» STATED TASK
Without the pictures, can you quote each line below exactly?
───── RECORDS FOR THE TASK
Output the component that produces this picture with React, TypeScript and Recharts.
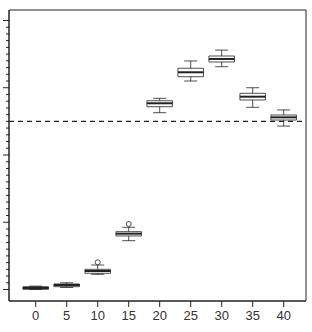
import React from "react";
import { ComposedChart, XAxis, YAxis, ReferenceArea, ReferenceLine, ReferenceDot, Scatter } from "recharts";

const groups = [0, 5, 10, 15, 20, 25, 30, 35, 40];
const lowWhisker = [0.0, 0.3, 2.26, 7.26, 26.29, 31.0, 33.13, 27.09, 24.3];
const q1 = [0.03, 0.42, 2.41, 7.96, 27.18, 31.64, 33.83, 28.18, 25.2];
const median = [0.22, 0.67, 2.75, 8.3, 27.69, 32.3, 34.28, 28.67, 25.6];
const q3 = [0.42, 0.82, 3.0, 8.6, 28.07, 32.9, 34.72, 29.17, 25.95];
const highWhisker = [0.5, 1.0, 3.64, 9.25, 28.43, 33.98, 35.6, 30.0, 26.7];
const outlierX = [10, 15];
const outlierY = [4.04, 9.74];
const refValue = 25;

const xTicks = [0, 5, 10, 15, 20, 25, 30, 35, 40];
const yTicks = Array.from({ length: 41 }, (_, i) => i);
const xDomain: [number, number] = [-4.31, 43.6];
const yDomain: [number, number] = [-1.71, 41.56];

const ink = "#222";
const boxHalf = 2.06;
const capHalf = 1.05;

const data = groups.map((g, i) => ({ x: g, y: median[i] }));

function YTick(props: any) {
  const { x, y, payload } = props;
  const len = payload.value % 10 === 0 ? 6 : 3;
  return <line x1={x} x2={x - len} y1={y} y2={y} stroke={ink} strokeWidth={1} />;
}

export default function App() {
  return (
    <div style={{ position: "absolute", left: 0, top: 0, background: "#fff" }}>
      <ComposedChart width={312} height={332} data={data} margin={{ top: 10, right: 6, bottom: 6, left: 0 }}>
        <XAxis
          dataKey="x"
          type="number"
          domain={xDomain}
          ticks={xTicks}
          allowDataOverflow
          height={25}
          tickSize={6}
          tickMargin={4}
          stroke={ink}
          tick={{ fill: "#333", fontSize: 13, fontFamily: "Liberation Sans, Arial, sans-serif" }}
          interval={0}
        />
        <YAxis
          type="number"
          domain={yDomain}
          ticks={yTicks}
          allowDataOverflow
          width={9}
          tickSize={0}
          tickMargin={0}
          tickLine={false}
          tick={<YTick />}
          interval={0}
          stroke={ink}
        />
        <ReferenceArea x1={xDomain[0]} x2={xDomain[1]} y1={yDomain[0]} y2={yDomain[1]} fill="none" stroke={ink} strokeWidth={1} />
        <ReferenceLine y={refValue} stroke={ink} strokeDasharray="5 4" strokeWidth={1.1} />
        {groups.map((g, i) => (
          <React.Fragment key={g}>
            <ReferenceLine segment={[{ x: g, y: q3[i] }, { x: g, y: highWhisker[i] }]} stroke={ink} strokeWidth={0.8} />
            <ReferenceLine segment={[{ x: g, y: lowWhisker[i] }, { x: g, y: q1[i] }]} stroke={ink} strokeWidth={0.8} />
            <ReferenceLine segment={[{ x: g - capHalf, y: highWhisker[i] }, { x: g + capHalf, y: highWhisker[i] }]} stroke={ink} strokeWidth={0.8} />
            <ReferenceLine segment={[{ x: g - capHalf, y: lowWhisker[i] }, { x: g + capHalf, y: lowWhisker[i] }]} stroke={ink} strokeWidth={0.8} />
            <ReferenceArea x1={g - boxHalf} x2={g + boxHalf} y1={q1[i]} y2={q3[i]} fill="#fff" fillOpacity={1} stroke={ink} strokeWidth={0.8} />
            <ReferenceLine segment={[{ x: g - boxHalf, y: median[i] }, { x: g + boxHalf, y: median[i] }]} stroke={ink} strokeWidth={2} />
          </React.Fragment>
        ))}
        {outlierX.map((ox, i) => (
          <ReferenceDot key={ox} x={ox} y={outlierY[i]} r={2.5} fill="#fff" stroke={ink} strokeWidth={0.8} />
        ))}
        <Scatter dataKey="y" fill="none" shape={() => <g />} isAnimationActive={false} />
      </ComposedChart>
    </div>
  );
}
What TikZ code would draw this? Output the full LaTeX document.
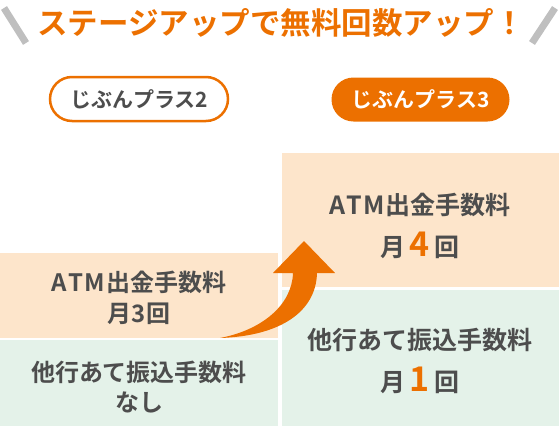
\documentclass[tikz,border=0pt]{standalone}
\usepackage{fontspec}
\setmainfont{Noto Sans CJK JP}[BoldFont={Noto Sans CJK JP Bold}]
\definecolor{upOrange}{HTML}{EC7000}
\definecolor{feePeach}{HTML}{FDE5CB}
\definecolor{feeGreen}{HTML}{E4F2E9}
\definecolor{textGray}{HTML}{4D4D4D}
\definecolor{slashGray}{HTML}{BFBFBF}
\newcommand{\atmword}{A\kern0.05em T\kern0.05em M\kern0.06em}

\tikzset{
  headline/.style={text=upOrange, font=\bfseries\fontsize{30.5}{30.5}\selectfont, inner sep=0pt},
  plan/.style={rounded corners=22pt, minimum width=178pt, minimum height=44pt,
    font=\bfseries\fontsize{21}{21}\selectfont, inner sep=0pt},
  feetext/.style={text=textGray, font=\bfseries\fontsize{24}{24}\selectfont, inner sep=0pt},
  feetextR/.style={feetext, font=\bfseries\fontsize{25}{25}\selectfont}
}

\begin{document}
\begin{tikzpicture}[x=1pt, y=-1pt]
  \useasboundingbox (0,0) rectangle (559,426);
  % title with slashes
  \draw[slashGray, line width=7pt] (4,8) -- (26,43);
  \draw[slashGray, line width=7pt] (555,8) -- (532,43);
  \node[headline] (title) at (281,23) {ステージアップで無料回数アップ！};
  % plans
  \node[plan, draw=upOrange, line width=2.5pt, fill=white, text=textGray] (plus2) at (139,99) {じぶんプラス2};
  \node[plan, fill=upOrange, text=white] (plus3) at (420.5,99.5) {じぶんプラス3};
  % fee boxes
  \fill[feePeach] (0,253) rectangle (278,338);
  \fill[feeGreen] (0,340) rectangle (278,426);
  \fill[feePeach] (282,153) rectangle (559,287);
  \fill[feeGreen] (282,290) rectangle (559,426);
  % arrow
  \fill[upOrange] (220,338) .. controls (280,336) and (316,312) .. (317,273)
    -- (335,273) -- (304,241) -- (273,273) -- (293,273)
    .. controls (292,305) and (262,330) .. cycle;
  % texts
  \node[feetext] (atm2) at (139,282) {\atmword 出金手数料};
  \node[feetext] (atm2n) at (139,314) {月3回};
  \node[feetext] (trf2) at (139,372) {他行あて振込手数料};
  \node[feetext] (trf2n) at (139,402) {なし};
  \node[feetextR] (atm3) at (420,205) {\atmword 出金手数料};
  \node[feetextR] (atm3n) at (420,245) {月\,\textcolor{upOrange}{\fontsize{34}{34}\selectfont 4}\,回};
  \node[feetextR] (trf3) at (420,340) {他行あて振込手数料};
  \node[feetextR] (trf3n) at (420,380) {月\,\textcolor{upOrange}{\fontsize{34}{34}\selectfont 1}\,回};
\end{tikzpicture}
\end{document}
──────────
» RIGHT ANSWER
Output the component that produces this picture with React, TypeScript and Recharts.
import React from "react";
import { ComposedChart, XAxis, YAxis, ReferenceArea, ReferenceLine, ReferenceDot, Scatter } from "recharts";

const groups = [0, 5, 10, 15, 20, 25, 30, 35, 40];
const lowWhisker = [0.0, 0.3, 2.26, 7.26, 26.29, 31.0, 33.13, 27.09, 24.3];
const q1 = [0.03, 0.42, 2.41, 7.96, 27.18, 31.64, 33.83, 28.18, 25.2];
const median = [0.22, 0.67, 2.75, 8.3, 27.69, 32.3, 34.28, 28.67, 25.6];
const q3 = [0.42, 0.82, 3.0, 8.6, 28.07, 32.9, 34.72, 29.17, 25.95];
const highWhisker = [0.5, 1.0, 3.64, 9.25, 28.43, 33.98, 35.6, 30.0, 26.7];
const outlierX = [10, 15];
const outlierY = [4.04, 9.74];
const refValue = 25;

const xTicks = [0, 5, 10, 15, 20, 25, 30, 35, 40];
const yTicks = Array.from({ length: 41 }, (_, i) => i);
const xDomain: [number, number] = [-4.31, 43.6];
const yDomain: [number, number] = [-1.71, 41.56];

const ink = "#222";
const boxHalf = 2.06;
const capHalf = 1.05;

const data = groups.map((g, i) => ({ x: g, y: median[i] }));

function YTick(props: any) {
  const { x, y, payload } = props;
  const len = payload.value % 10 === 0 ? 6 : 3;
  return <line x1={x} x2={x - len} y1={y} y2={y} stroke={ink} strokeWidth={1} />;
}

export default function App() {
  return (
    <div style={{ position: "absolute", left: 0, top: 0, background: "#fff" }}>
      <ComposedChart width={312} height={332} data={data} margin={{ top: 10, right: 6, bottom: 6, left: 0 }}>
        <XAxis
          dataKey="x"
          type="number"
          domain={xDomain}
          ticks={xTicks}
          allowDataOverflow
          height={25}
          tickSize={6}
          tickMargin={4}
          stroke={ink}
          tick={{ fill: "#333", fontSize: 13, fontFamily: "Liberation Sans, Arial, sans-serif" }}
          interval={0}
        />
        <YAxis
          type="number"
          domain={yDomain}
          ticks={yTicks}
          allowDataOverflow
          width={9}
          tickSize={0}
          tickMargin={0}
          tickLine={false}
          tick={<YTick />}
          interval={0}
          stroke={ink}
        />
        <ReferenceArea x1={xDomain[0]} x2={xDomain[1]} y1={yDomain[0]} y2={yDomain[1]} fill="none" stroke={ink} strokeWidth={1} />
        <ReferenceLine y={refValue} stroke={ink} strokeDasharray="5 4" strokeWidth={1.1} />
        {groups.map((g, i) => (
          <React.Fragment key={g}>
            <ReferenceLine segment={[{ x: g, y: q3[i] }, { x: g, y: highWhisker[i] }]} stroke={ink} strokeWidth={0.8} />
            <ReferenceLine segment={[{ x: g, y: lowWhisker[i] }, { x: g, y: q1[i] }]} stroke={ink} strokeWidth={0.8} />
            <ReferenceLine segment={[{ x: g - capHalf, y: highWhisker[i] }, { x: g + capHalf, y: highWhisker[i] }]} stroke={ink} strokeWidth={0.8} />
            <ReferenceLine segment={[{ x: g - capHalf, y: lowWhisker[i] }, { x: g + capHalf, y: lowWhisker[i] }]} stroke={ink} strokeWidth={0.8} />
            <ReferenceArea x1={g - boxHalf} x2={g + boxHalf} y1={q1[i]} y2={q3[i]} fill="#fff" fillOpacity={1} stroke={ink} strokeWidth={0.8} />
            <ReferenceLine segment={[{ x: g - boxHalf, y: median[i] }, { x: g + boxHalf, y: median[i] }]} stroke={ink} strokeWidth={2} />
          </React.Fragment>
        ))}
        {outlierX.map((ox, i) => (
          <ReferenceDot key={ox} x={ox} y={outlierY[i]} r={2.5} fill="#fff" stroke={ink} strokeWidth={0.8} />
        ))}
        <Scatter dataKey="y" fill="none" shape={() => <g />} isAnimationActive={false} />
      </ComposedChart>
    </div>
  );
}
What TikZ code would draw this? Output the full LaTeX document.
\documentclass[tikz,border=0pt]{standalone}
\usepackage{fontspec}
\setmainfont{Noto Sans CJK JP}[BoldFont={Noto Sans CJK JP Bold}]
\definecolor{upOrange}{HTML}{EC7000}
\definecolor{feePeach}{HTML}{FDE5CB}
\definecolor{feeGreen}{HTML}{E4F2E9}
\definecolor{textGray}{HTML}{4D4D4D}
\definecolor{slashGray}{HTML}{BFBFBF}
\newcommand{\atmword}{A\kern0.05em T\kern0.05em M\kern0.06em}

\tikzset{
  headline/.style={text=upOrange, font=\bfseries\fontsize{30.5}{30.5}\selectfont, inner sep=0pt},
  plan/.style={rounded corners=22pt, minimum width=178pt, minimum height=44pt,
    font=\bfseries\fontsize{21}{21}\selectfont, inner sep=0pt},
  feetext/.style={text=textGray, font=\bfseries\fontsize{24}{24}\selectfont, inner sep=0pt},
  feetextR/.style={feetext, font=\bfseries\fontsize{25}{25}\selectfont}
}

\begin{document}
\begin{tikzpicture}[x=1pt, y=-1pt]
  \useasboundingbox (0,0) rectangle (559,426);
  % title with slashes
  \draw[slashGray, line width=7pt] (4,8) -- (26,43);
  \draw[slashGray, line width=7pt] (555,8) -- (532,43);
  \node[headline] (title) at (281,23) {ステージアップで無料回数アップ！};
  % plans
  \node[plan, draw=upOrange, line width=2.5pt, fill=white, text=textGray] (plus2) at (139,99) {じぶんプラス2};
  \node[plan, fill=upOrange, text=white] (plus3) at (420.5,99.5) {じぶんプラス3};
  % fee boxes
  \fill[feePeach] (0,253) rectangle (278,338);
  \fill[feeGreen] (0,340) rectangle (278,426);
  \fill[feePeach] (282,153) rectangle (559,287);
  \fill[feeGreen] (282,290) rectangle (559,426);
  % arrow
  \fill[upOrange] (220,338) .. controls (280,336) and (316,312) .. (317,273)
    -- (335,273) -- (304,241) -- (273,273) -- (293,273)
    .. controls (292,305) and (262,330) .. cycle;
  % texts
  \node[feetext] (atm2) at (139,282) {\atmword 出金手数料};
  \node[feetext] (atm2n) at (139,314) {月3回};
  \node[feetext] (trf2) at (139,372) {他行あて振込手数料};
  \node[feetext] (trf2n) at (139,402) {なし};
  \node[feetextR] (atm3) at (420,205) {\atmword 出金手数料};
  \node[feetextR] (atm3n) at (420,245) {月\,\textcolor{upOrange}{\fontsize{34}{34}\selectfont 4}\,回};
  \node[feetextR] (trf3) at (420,340) {他行あて振込手数料};
  \node[feetextR] (trf3n) at (420,380) {月\,\textcolor{upOrange}{\fontsize{34}{34}\selectfont 1}\,回};
\end{tikzpicture}
\end{document}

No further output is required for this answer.